(Source data)

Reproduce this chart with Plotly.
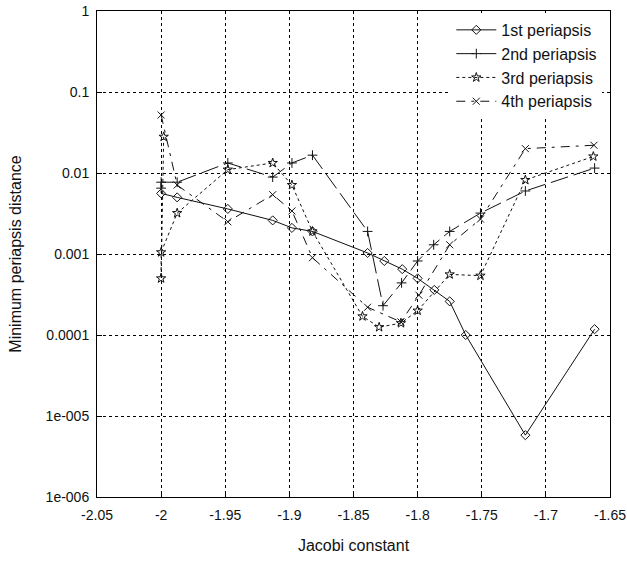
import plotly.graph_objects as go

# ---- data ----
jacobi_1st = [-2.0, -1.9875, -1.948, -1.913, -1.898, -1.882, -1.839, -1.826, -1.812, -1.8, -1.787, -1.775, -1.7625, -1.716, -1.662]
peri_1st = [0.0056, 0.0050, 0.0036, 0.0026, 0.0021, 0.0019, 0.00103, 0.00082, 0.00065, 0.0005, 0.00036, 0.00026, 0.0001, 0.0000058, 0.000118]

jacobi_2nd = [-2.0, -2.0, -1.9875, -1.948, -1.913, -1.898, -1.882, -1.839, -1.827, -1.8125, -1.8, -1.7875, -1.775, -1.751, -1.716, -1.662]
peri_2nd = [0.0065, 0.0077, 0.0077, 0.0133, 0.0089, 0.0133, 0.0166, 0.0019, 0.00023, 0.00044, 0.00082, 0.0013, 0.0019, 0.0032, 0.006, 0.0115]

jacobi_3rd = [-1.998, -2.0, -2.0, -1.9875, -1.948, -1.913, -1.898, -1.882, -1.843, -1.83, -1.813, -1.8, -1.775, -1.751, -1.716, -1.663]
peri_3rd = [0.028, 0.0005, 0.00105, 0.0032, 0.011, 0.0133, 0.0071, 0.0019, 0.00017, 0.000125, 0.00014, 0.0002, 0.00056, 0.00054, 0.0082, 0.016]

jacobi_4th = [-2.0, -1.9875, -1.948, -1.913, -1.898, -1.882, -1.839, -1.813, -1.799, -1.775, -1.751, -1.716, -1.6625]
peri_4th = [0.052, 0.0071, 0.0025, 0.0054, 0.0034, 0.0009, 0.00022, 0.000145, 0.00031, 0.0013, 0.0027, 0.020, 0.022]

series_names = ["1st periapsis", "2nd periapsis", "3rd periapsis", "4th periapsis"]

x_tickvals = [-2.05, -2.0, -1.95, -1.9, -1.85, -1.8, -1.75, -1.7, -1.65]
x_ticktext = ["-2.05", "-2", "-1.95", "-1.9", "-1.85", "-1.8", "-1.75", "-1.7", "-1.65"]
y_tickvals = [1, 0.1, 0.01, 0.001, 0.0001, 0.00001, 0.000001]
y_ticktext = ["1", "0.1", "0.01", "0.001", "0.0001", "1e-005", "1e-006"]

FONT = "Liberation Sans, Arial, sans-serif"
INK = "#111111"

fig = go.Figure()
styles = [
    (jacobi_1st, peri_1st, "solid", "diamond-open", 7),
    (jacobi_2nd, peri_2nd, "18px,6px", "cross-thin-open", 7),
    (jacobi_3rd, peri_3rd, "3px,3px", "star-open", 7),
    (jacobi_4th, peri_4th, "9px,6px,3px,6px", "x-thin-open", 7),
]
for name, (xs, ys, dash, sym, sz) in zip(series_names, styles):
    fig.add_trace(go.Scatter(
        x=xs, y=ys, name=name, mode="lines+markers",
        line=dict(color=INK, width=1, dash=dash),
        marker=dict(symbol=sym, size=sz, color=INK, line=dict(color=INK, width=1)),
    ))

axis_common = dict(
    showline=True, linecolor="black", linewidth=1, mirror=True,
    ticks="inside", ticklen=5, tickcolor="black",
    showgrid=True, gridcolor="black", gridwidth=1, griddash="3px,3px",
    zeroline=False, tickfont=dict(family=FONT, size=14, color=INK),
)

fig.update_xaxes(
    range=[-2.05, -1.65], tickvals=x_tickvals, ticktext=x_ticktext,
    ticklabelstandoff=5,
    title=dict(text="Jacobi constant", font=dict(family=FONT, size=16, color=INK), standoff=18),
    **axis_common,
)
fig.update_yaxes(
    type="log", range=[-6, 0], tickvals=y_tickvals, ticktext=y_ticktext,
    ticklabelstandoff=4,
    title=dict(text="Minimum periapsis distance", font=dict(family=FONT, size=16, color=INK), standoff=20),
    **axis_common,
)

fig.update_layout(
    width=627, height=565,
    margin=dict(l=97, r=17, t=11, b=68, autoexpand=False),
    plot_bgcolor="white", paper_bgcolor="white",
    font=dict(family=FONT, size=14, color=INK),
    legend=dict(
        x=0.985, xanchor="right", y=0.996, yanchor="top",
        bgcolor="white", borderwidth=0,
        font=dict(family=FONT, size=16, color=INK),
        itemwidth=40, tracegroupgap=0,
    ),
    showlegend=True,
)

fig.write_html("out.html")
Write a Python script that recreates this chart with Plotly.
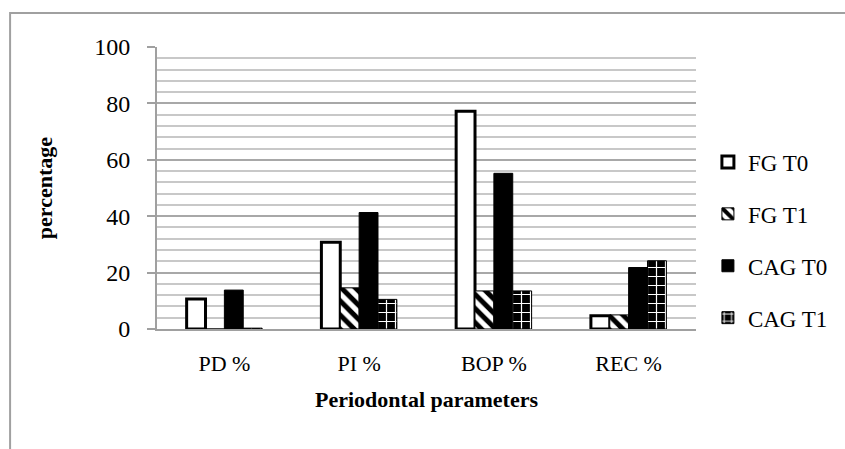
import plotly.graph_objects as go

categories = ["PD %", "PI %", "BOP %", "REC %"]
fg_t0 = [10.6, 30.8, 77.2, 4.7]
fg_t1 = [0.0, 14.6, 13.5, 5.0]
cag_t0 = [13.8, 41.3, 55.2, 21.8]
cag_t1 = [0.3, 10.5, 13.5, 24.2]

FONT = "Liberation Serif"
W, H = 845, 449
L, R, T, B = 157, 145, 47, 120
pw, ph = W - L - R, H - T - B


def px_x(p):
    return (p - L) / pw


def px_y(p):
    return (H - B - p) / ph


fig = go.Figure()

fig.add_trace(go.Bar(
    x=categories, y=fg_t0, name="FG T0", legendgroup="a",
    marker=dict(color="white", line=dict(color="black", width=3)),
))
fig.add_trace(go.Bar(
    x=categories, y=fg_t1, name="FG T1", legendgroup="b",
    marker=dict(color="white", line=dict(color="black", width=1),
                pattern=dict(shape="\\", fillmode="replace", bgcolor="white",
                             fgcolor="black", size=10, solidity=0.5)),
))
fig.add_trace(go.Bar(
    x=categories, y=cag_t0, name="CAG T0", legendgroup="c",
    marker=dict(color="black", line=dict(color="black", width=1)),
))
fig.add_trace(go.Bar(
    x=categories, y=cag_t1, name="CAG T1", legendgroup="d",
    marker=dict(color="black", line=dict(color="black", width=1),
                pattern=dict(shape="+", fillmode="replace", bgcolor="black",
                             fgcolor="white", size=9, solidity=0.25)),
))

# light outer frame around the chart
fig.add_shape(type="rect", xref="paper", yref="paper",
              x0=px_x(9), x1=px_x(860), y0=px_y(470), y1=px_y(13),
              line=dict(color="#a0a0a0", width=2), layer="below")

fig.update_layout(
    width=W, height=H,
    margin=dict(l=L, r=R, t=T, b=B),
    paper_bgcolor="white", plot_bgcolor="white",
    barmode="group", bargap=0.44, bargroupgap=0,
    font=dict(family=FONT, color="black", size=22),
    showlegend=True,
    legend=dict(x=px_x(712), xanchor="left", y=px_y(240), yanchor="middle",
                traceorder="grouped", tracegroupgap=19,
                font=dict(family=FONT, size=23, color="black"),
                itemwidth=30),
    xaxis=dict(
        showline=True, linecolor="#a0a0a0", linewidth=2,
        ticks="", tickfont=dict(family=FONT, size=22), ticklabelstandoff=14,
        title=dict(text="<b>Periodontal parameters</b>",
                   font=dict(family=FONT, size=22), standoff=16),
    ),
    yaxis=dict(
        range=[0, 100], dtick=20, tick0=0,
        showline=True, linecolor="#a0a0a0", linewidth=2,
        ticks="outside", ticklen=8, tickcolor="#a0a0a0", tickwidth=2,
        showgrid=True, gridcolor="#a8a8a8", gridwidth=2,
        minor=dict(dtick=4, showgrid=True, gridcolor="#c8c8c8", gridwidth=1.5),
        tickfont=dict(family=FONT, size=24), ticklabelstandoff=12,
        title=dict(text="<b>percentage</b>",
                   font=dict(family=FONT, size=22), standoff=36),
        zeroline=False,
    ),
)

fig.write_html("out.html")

§ **TASK TO COMPLETE**
Using the records above, retype everything exactly except the pictures.

§ **TASK OUTPUT**
Reproduce this chart with Plotly.
import plotly.graph_objects as go

# ---- data ----
jacobi_1st = [-2.0, -1.9875, -1.948, -1.913, -1.898, -1.882, -1.839, -1.826, -1.812, -1.8, -1.787, -1.775, -1.7625, -1.716, -1.662]
peri_1st = [0.0056, 0.0050, 0.0036, 0.0026, 0.0021, 0.0019, 0.00103, 0.00082, 0.00065, 0.0005, 0.00036, 0.00026, 0.0001, 0.0000058, 0.000118]

jacobi_2nd = [-2.0, -2.0, -1.9875, -1.948, -1.913, -1.898, -1.882, -1.839, -1.827, -1.8125, -1.8, -1.7875, -1.775, -1.751, -1.716, -1.662]
peri_2nd = [0.0065, 0.0077, 0.0077, 0.0133, 0.0089, 0.0133, 0.0166, 0.0019, 0.00023, 0.00044, 0.00082, 0.0013, 0.0019, 0.0032, 0.006, 0.0115]

jacobi_3rd = [-1.998, -2.0, -2.0, -1.9875, -1.948, -1.913, -1.898, -1.882, -1.843, -1.83, -1.813, -1.8, -1.775, -1.751, -1.716, -1.663]
peri_3rd = [0.028, 0.0005, 0.00105, 0.0032, 0.011, 0.0133, 0.0071, 0.0019, 0.00017, 0.000125, 0.00014, 0.0002, 0.00056, 0.00054, 0.0082, 0.016]

jacobi_4th = [-2.0, -1.9875, -1.948, -1.913, -1.898, -1.882, -1.839, -1.813, -1.799, -1.775, -1.751, -1.716, -1.6625]
peri_4th = [0.052, 0.0071, 0.0025, 0.0054, 0.0034, 0.0009, 0.00022, 0.000145, 0.00031, 0.0013, 0.0027, 0.020, 0.022]

series_names = ["1st periapsis", "2nd periapsis", "3rd periapsis", "4th periapsis"]

x_tickvals = [-2.05, -2.0, -1.95, -1.9, -1.85, -1.8, -1.75, -1.7, -1.65]
x_ticktext = ["-2.05", "-2", "-1.95", "-1.9", "-1.85", "-1.8", "-1.75", "-1.7", "-1.65"]
y_tickvals = [1, 0.1, 0.01, 0.001, 0.0001, 0.00001, 0.000001]
y_ticktext = ["1", "0.1", "0.01", "0.001", "0.0001", "1e-005", "1e-006"]

FONT = "Liberation Sans, Arial, sans-serif"
INK = "#111111"

fig = go.Figure()
styles = [
    (jacobi_1st, peri_1st, "solid", "diamond-open", 7),
    (jacobi_2nd, peri_2nd, "18px,6px", "cross-thin-open", 7),
    (jacobi_3rd, peri_3rd, "3px,3px", "star-open", 7),
    (jacobi_4th, peri_4th, "9px,6px,3px,6px", "x-thin-open", 7),
]
for name, (xs, ys, dash, sym, sz) in zip(series_names, styles):
    fig.add_trace(go.Scatter(
        x=xs, y=ys, name=name, mode="lines+markers",
        line=dict(color=INK, width=1, dash=dash),
        marker=dict(symbol=sym, size=sz, color=INK, line=dict(color=INK, width=1)),
    ))

axis_common = dict(
    showline=True, linecolor="black", linewidth=1, mirror=True,
    ticks="inside", ticklen=5, tickcolor="black",
    showgrid=True, gridcolor="black", gridwidth=1, griddash="3px,3px",
    zeroline=False, tickfont=dict(family=FONT, size=14, color=INK),
)

fig.update_xaxes(
    range=[-2.05, -1.65], tickvals=x_tickvals, ticktext=x_ticktext,
    ticklabelstandoff=5,
    title=dict(text="Jacobi constant", font=dict(family=FONT, size=16, color=INK), standoff=18),
    **axis_common,
)
fig.update_yaxes(
    type="log", range=[-6, 0], tickvals=y_tickvals, ticktext=y_ticktext,
    ticklabelstandoff=4,
    title=dict(text="Minimum periapsis distance", font=dict(family=FONT, size=16, color=INK), standoff=20),
    **axis_common,
)

fig.update_layout(
    width=627, height=565,
    margin=dict(l=97, r=17, t=11, b=68, autoexpand=False),
    plot_bgcolor="white", paper_bgcolor="white",
    font=dict(family=FONT, size=14, color=INK),
    legend=dict(
        x=0.985, xanchor="right", y=0.996, yanchor="top",
        bgcolor="white", borderwidth=0,
        font=dict(family=FONT, size=16, color=INK),
        itemwidth=40, tracegroupgap=0,
    ),
    showlegend=True,
)

fig.write_html("out.html")
Write a Python script that recreates this chart with Plotly.
import plotly.graph_objects as go

categories = ["PD %", "PI %", "BOP %", "REC %"]
fg_t0 = [10.6, 30.8, 77.2, 4.7]
fg_t1 = [0.0, 14.6, 13.5, 5.0]
cag_t0 = [13.8, 41.3, 55.2, 21.8]
cag_t1 = [0.3, 10.5, 13.5, 24.2]

FONT = "Liberation Serif"
W, H = 845, 449
L, R, T, B = 157, 145, 47, 120
pw, ph = W - L - R, H - T - B


def px_x(p):
    return (p - L) / pw


def px_y(p):
    return (H - B - p) / ph


fig = go.Figure()

fig.add_trace(go.Bar(
    x=categories, y=fg_t0, name="FG T0", legendgroup="a",
    marker=dict(color="white", line=dict(color="black", width=3)),
))
fig.add_trace(go.Bar(
    x=categories, y=fg_t1, name="FG T1", legendgroup="b",
    marker=dict(color="white", line=dict(color="black", width=1),
                pattern=dict(shape="\\", fillmode="replace", bgcolor="white",
                             fgcolor="black", size=10, solidity=0.5)),
))
fig.add_trace(go.Bar(
    x=categories, y=cag_t0, name="CAG T0", legendgroup="c",
    marker=dict(color="black", line=dict(color="black", width=1)),
))
fig.add_trace(go.Bar(
    x=categories, y=cag_t1, name="CAG T1", legendgroup="d",
    marker=dict(color="black", line=dict(color="black", width=1),
                pattern=dict(shape="+", fillmode="replace", bgcolor="black",
                             fgcolor="white", size=9, solidity=0.25)),
))

# light outer frame around the chart
fig.add_shape(type="rect", xref="paper", yref="paper",
              x0=px_x(9), x1=px_x(860), y0=px_y(470), y1=px_y(13),
              line=dict(color="#a0a0a0", width=2), layer="below")

fig.update_layout(
    width=W, height=H,
    margin=dict(l=L, r=R, t=T, b=B),
    paper_bgcolor="white", plot_bgcolor="white",
    barmode="group", bargap=0.44, bargroupgap=0,
    font=dict(family=FONT, color="black", size=22),
    showlegend=True,
    legend=dict(x=px_x(712), xanchor="left", y=px_y(240), yanchor="middle",
                traceorder="grouped", tracegroupgap=19,
                font=dict(family=FONT, size=23, color="black"),
                itemwidth=30),
    xaxis=dict(
        showline=True, linecolor="#a0a0a0", linewidth=2,
        ticks="", tickfont=dict(family=FONT, size=22), ticklabelstandoff=14,
        title=dict(text="<b>Periodontal parameters</b>",
                   font=dict(family=FONT, size=22), standoff=16),
    ),
    yaxis=dict(
        range=[0, 100], dtick=20, tick0=0,
        showline=True, linecolor="#a0a0a0", linewidth=2,
        ticks="outside", ticklen=8, tickcolor="#a0a0a0", tickwidth=2,
        showgrid=True, gridcolor="#a8a8a8", gridwidth=2,
        minor=dict(dtick=4, showgrid=True, gridcolor="#c8c8c8", gridwidth=1.5),
        tickfont=dict(family=FONT, size=24), ticklabelstandoff=12,
        title=dict(text="<b>percentage</b>",
                   font=dict(family=FONT, size=22), standoff=36),
        zeroline=False,
    ),
)

fig.write_html("out.html")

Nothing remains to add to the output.